As we told you last week, the Government controlled company, Sunshine Holdings Limited, tried to convince Justice Courtney Abel to order the Ashcroft entities, Dean Boyce and the Trustees of the BTL Employees Trust to give them back part of the 114+ million dollars they collected as part of the half a billion-dollar settlement over BTL. Sunshine claimed that the Government wrongly paid compensation to the Alliance for 11 million shares in the telecoms company that were once assets of Sunshine, back when it was an Ashcroft company.

For 3 days, the two sides presented their case to the judge, and 2 hours after the end of the case, he delivered a oral judgement completely rejecting Sunshine's claim. That's a significant defeat for the Government because when they took over Sunshine, they, and by extension Belizean taxpayers, became liable for a 20 million-dollar investment loan that Sunshine made to purchase those shares.

So, Sunshine was attempting to get at least a part of the 114 million dollar compensation payment to pay off that debt. But, the Supreme Court will not entertain them in their attempt to force the Ashcroft Alliance to give back that money.
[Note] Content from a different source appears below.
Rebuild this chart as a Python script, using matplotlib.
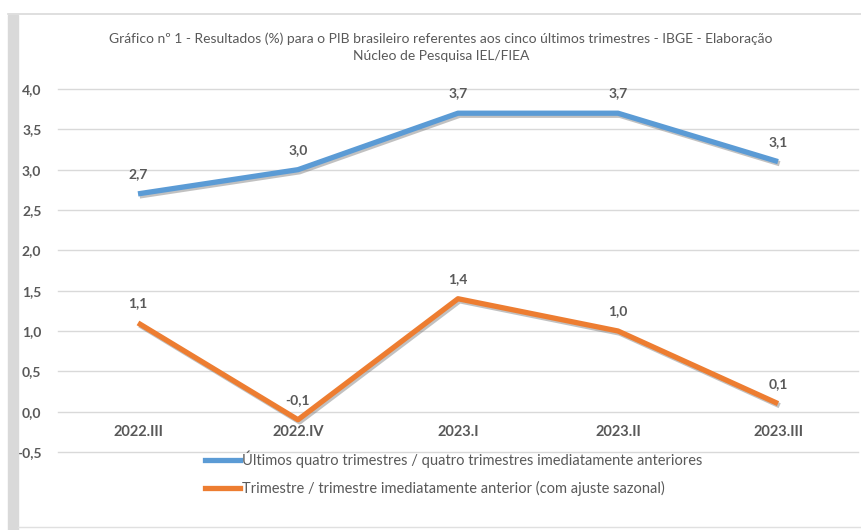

The Prime Minister told us that he hopes that Nestor Vasquez, the sole Director of Sunshine, will appeal this case:

Rt. Hon. Dean Barrow - Prime Minister
"I will go further to what I said earlier and express the hope that Sunshine will appeal. Indeed, the liabilities for those, or the liability for those investment loans under the settlement remain with Sunshine and that is the entire burden of the Sunshine court application. Since the Ashcroft people collected the compensation for the acquisition of the BTL shares, which originally were held by Sunshine, they should be made at the very least to put Sunshine in funds to settle the liability for the investment funds. Clearly, Sunshine has lost that application before the Supreme Court but I am confident that there will be appeals launched."

So, did the Prime Minister and his legal team make another mistake by making a special carve out in the big BTL settlement for Sunshine and it's debt? We challenged the Prime Minister on that, and here's what he had to say:

Daniel Ortiz - Reporter
"Persons looking on ascribe blame specifically to you as one of the persons who negotiated the BTL settlement; that you should have paid attention to this particular detail to insulate the taxpayers from that investment loan debt."

Rt. Hon. Dean Barrow - Prime Minister
"Whatever blames you or anyone else would wish to ascribe to me, I am able to deal with it. You can say, nobody can quarrel with you for that, that perhaps the agreement might have been far more tightly drawn so that the objective that I sought to achieve would have been placed beyond any possibility of challenge. That is not any opinion or conclusion that I would begrudge you but not only do we at least get back $10 million, the fact is you can't lose sight of the central consideration. Compensation was due and without my effort of trying to mitigate the burden of that compensation we would have had to pay everything, including the $10 million we got back. With respect to that assessment, it turned out to be significantly- extraordinarily so- significantly less than what the Ashcroft Alliance had claimed. The expectation certainly was that the compensation would have been far greater than it turned out to be. That alone was a tremendous victory for the people and government of Belize."